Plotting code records
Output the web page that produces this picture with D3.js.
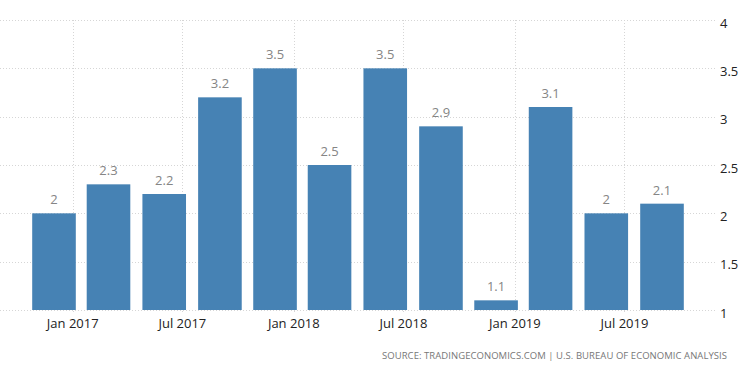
<!DOCTYPE html>
<html>
<head>
<meta charset="utf-8">
<script src="https://cdn.jsdelivr.net/npm/d3@7"></script>
<style>
  body { margin: 0; background: #fff; }
  svg { display: block; font-family: "Open Sans", sans-serif; }
  .grid line { stroke: #d6d6d6; stroke-dasharray: 1,2; }
</style>
</head>
<body>
<svg id="chart" width="750" height="373"></svg>
<script>
// quarterly figures, each placed at the last month of its quarter
var quarters = ["2016-12", "2017-03", "2017-06", "2017-09", "2017-12", "2018-03",
                "2018-06", "2018-09", "2018-12", "2019-03", "2019-06", "2019-09"];
var values = [2, 2.3, 2.2, 3.2, 3.5, 2.5, 3.5, 2.9, 1.1, 3.1, 2, 2.1];
var yTicks = [1, 1.5, 2, 2.5, 3, 3.5, 4];
var source = "SOURCE: TRADINGECONOMICS.COM | U.S. BUREAU OF ECONOMIC ANALYSIS";

var parse = d3.timeParse("%Y-%m");
var dates = quarters.map(parse);

var svg = d3.select("#chart");

var x = d3.scaleTime()
  .domain([dates[0], dates[dates.length - 1]])
  .range([54, 662]);

var y = d3.scaleLinear()
  .domain([1, 4])
  .range([310, 20]);

var barWidth = 43.6;

// horizontal dotted grid
svg.append("g").attr("class", "grid")
  .selectAll("line")
  .data(yTicks)
  .enter().append("line")
  .attr("x1", 0)
  .attr("x2", 716)
  .attr("y1", function(d) { return Math.round(y(d)) + 0.5; })
  .attr("y2", function(d) { return Math.round(y(d)) + 0.5; });

// vertical dotted grid at the Jan / Jul ticks
var xTicks = x.ticks(d3.timeMonth.every(6));

svg.append("g").attr("class", "grid")
  .selectAll("line")
  .data(xTicks)
  .enter().append("line")
  .attr("x1", function(d) { return Math.round(x(d)) + 0.5; })
  .attr("x2", function(d) { return Math.round(x(d)) + 0.5; })
  .attr("y1", y(4))
  .attr("y2", y(1) + 4);

// bars
svg.append("g")
  .selectAll("rect")
  .data(values)
  .enter().append("rect")
  .attr("x", function(d, i) { return x(dates[i]) - barWidth / 2; })
  .attr("width", barWidth)
  .attr("y", function(d) { return y(d); })
  .attr("height", function(d) { return y(1) - y(d); })
  .attr("fill", "#4682b4");

// value labels
svg.append("g")
  .selectAll("text")
  .data(values)
  .enter().append("text")
  .attr("x", function(d, i) { return x(dates[i]); })
  .attr("y", function(d) { return y(d) - 9; })
  .attr("text-anchor", "middle")
  .attr("font-size", 13)
  .attr("fill", "#858585")
  .text(function(d) { return d; });

// x axis labels
svg.append("g")
  .selectAll("text")
  .data(xTicks)
  .enter().append("text")
  .attr("x", function(d) { return x(d); })
  .attr("y", 328)
  .attr("text-anchor", "middle")
  .attr("font-size", 13)
  .attr("fill", "#222")
  .text(d3.timeFormat("%b %Y"));

// y axis labels, on the right
svg.append("g")
  .selectAll("text")
  .data(yTicks)
  .enter().append("text")
  .attr("x", 720)
  .attr("y", function(d) { return y(d) + 3; })
  .attr("dy", "0.35em")
  .attr("font-size", 13)
  .attr("fill", "#222")
  .text(function(d) { return d; });

// source line
svg.append("text")
  .attr("x", 727)
  .attr("y", 359)
  .attr("text-anchor", "end")
  .attr("font-size", 9.5)
  .attr("textLength", 345)
  .attr("lengthAdjust", "spacing")
  .attr("fill", "#777")
  .text(source);
</script>
</body>
</html>
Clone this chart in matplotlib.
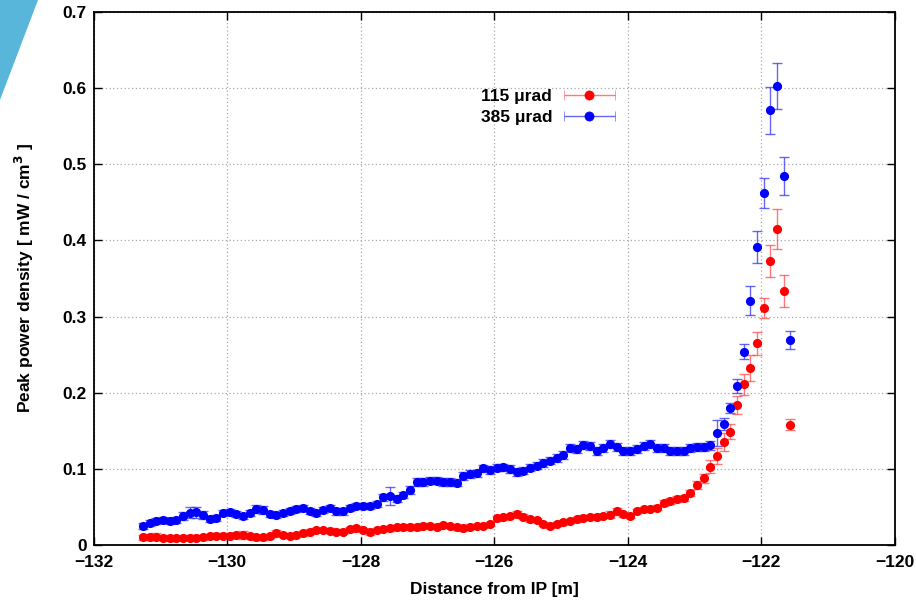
import numpy as np
import matplotlib
matplotlib.use("Agg")
import matplotlib.pyplot as plt
from matplotlib.patches import Polygon
from matplotlib.legend_handler import HandlerErrorbar
from matplotlib.container import ErrorbarContainer

# ---------------- data ----------------
x_start = -131.26
x_step = 0.1
n_points = 98
distance = x_start + x_step * np.arange(n_points)

labels = ["115 \u03bcrad", "385 \u03bcrad"]

red_values = [
    0.0101, 0.0110, 0.0110, 0.0096, 0.0088, 0.0088, 0.0096, 0.0096, 0.0096, 0.0101,
    0.0118, 0.0123, 0.0123, 0.0123, 0.0131, 0.0131, 0.0118, 0.0101, 0.0101, 0.0118,
    0.0153, 0.0131, 0.0118, 0.0131, 0.0153, 0.0175, 0.0197, 0.0197, 0.0188, 0.0175,
    0.0175, 0.0206, 0.0219, 0.0197, 0.0166, 0.0197, 0.0210, 0.0219, 0.0232, 0.0232,
    0.0241, 0.0232, 0.0254, 0.0250, 0.0241, 0.0263, 0.0250, 0.0232, 0.0219, 0.0241,
    0.0250, 0.0250, 0.0276, 0.0350, 0.0364, 0.0381, 0.0407, 0.0372, 0.0337, 0.0329,
    0.0276, 0.0250, 0.0276, 0.0298, 0.0315, 0.0337, 0.0359, 0.0364, 0.0372, 0.0381,
    0.0400, 0.0440, 0.0403, 0.0380, 0.0447, 0.0469, 0.0470, 0.0490, 0.0548, 0.0583,
    0.0600, 0.0620, 0.0680, 0.0788, 0.0876, 0.1030, 0.1170, 0.1350, 0.1490, 0.1840,
    0.2110, 0.2320, 0.2650, 0.3110, 0.3730, 0.4150, 0.3340, 0.1580,
]
red_errors = [
    0.003, 0.003, 0.005, 0.003, 0.003, 0.003, 0.003, 0.003, 0.003, 0.003,
    0.003, 0.003, 0.003, 0.003, 0.003, 0.005, 0.003, 0.003, 0.003, 0.003,
    0.004, 0.003, 0.003, 0.003, 0.003, 0.003, 0.003, 0.003, 0.003, 0.003,
    0.003, 0.003, 0.003, 0.003, 0.003, 0.003, 0.003, 0.003, 0.003, 0.003,
    0.003, 0.003, 0.003, 0.003, 0.003, 0.003, 0.003, 0.003, 0.003, 0.003,
    0.003, 0.003, 0.003, 0.003, 0.003, 0.003, 0.004, 0.003, 0.003, 0.003,
    0.003, 0.003, 0.003, 0.003, 0.003, 0.003, 0.003, 0.003, 0.003, 0.003,
    0.004, 0.004, 0.003, 0.003, 0.003, 0.003, 0.003, 0.003, 0.004, 0.004,
    0.004, 0.004, 0.004, 0.005, 0.006, 0.008, 0.010, 0.012, 0.010, 0.012,
    0.014, 0.017, 0.015, 0.013, 0.021, 0.026, 0.021, 0.007,
]

blue_values = [
    0.0250, 0.0290, 0.0315, 0.0330, 0.0310, 0.0330, 0.0380, 0.0425, 0.0430, 0.0390,
    0.0346, 0.0350, 0.0416, 0.0430, 0.0407, 0.0385, 0.0416, 0.0470, 0.0460, 0.0407,
    0.0390, 0.0425, 0.0450, 0.0470, 0.0480, 0.0450, 0.0416, 0.0460, 0.0480, 0.0440,
    0.0440, 0.0480, 0.0510, 0.0510, 0.0510, 0.0540, 0.0626, 0.0640, 0.0610, 0.0657,
    0.0720, 0.0830, 0.0830, 0.0845, 0.0845, 0.0830, 0.0830, 0.0820, 0.0907, 0.0930,
    0.0940, 0.1007, 0.0986, 0.1016, 0.1020, 0.0999, 0.0955, 0.0977, 0.1016, 0.1042,
    0.1073, 0.1108, 0.1139, 0.1183, 0.1270, 0.1257, 0.1310, 0.1300, 0.1235, 0.1270,
    0.1330, 0.1290, 0.1235, 0.1235, 0.1257, 0.1300, 0.1323, 0.1270, 0.1270, 0.1235,
    0.1235, 0.1235, 0.1270, 0.1290, 0.1290, 0.1310, 0.1470, 0.1590, 0.1800, 0.2090,
    0.2540, 0.3210, 0.3920, 0.4620, 0.5710, 0.6030, 0.4850, 0.2690,
]
blue_errors = [
    0.004, 0.004, 0.004, 0.004, 0.004, 0.004, 0.005, 0.007, 0.007, 0.005,
    0.004, 0.004, 0.004, 0.004, 0.004, 0.004, 0.004, 0.005, 0.005, 0.004,
    0.004, 0.004, 0.004, 0.004, 0.004, 0.004, 0.004, 0.004, 0.004, 0.004,
    0.004, 0.004, 0.004, 0.004, 0.004, 0.004, 0.005, 0.012, 0.005, 0.004,
    0.005, 0.005, 0.005, 0.005, 0.005, 0.005, 0.005, 0.005, 0.005, 0.005,
    0.005, 0.005, 0.005, 0.005, 0.005, 0.005, 0.005, 0.005, 0.005, 0.005,
    0.005, 0.005, 0.005, 0.005, 0.005, 0.005, 0.005, 0.005, 0.005, 0.005,
    0.005, 0.005, 0.005, 0.005, 0.005, 0.005, 0.005, 0.005, 0.005, 0.005,
    0.005, 0.005, 0.005, 0.005, 0.005, 0.006, 0.017, 0.008, 0.007, 0.009,
    0.010, 0.019, 0.021, 0.020, 0.031, 0.030, 0.025, 0.012,
]

x_ticks = [-132, -130, -128, -126, -124, -122, -120]
y_ticks = [0, 0.1, 0.2, 0.3, 0.4, 0.5, 0.6, 0.7]
y_tick_labels = ["0", "0.1", "0.2", "0.3", "0.4", "0.5", "0.6", "0.7"]

# ---------------- style ----------------
plt.rcParams["font.family"] = ["Liberation Sans", "DejaVu Sans"]
plt.rcParams["font.weight"] = "bold"
FS = 12.5

fig = plt.figure(figsize=(9.16, 6.01), dpi=100)
fig.patch.set_facecolor("white")

# decorative slide corner
fig.patches.append(Polygon([(0, 1), (38 / 916, 1), (0, 1 - 100 / 601)], closed=True,
                           transform=fig.transFigure, facecolor="#58b6da",
                           edgecolor="none", zorder=0))

ax = fig.add_axes([93.5 / 916, 56 / 601, 801 / 916, 533 / 601])

series = [
    (red_values, red_errors, "#ff0000", (1.0, 0.25, 0.25, 0.7)),
    (blue_values, blue_errors, "#0000ff", (0.2, 0.2, 0.95, 0.75)),
]
proxies = []
for (vals, errs, col, ecol), lab in zip(series, labels):
    ax.errorbar(distance, vals, yerr=errs, fmt="none", ecolor=ecol,
                elinewidth=1.0, capsize=3.6, capthick=1.0, zorder=2)
    ax.plot(distance, vals, "o", color=col, markersize=6.6, markeredgewidth=0,
            zorder=3)
    # legend proxy with horizontal bar (gnuplot style), not visible in the axes
    p = ax.errorbar([np.nan], [np.nan], xerr=[[1.0], [1.0]], fmt="o", color=col,
                    markersize=6.6, markeredgecolor=col, markeredgewidth=0.5,
                    ecolor=ecol, elinewidth=1.0, capsize=3.6, capthick=1.0)
    proxies.append(p)

ax.set_xlim(-132, -120)
ax.set_ylim(0, 0.7)
ax.set_xticks(x_ticks)
ax.set_yticks(y_ticks)
ax.set_yticklabels(y_tick_labels)

ax.grid(True, color="#a8a8a8", linestyle=(0, (1, 2)), linewidth=0.9)
ax.set_axisbelow(True)
for s in ax.spines.values():
    s.set_linewidth(1.3)
    s.set_color("black")

ax.tick_params(direction="in", top=True, right=True, length=6, width=1.0,
               labelsize=FS)
ax.tick_params(axis="x", pad=7)
ax.tick_params(axis="y", pad=5)
for t in ax.get_xticklabels() + ax.get_yticklabels():
    t.set_fontweight("bold")

ax.set_xlabel("Distance from IP [m]", fontsize=FS, fontweight="bold", labelpad=9)
ax.set_ylabel("Peak power density [ mW / cm$^{\\mathbf{3}}$ ]", fontsize=FS,
              fontweight="bold", labelpad=19)

leg = ax.legend(proxies, labels, loc="center", bbox_to_anchor=(0.567, 0.822),
                frameon=False, markerfirst=False, handlelength=2.9,
                handletextpad=0.7, labelspacing=0.35, borderpad=0,
                prop={"size": FS, "weight": "bold"},
                handler_map={ErrorbarContainer: HandlerErrorbar(xerr_size=1.45)})

fig.savefig("out.png", dpi=100)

◆ Your goal ◆
Only lines with "matplotlib" are wanted here; list each of them.

◆ Worked solution ◆
Clone this chart in matplotlib.
import matplotlib
matplotlib.use("Agg")
import matplotlib.pyplot as plt
from matplotlib.patches import Polygon
from matplotlib.legend_handler import HandlerErrorbar
from matplotlib.container import ErrorbarContainer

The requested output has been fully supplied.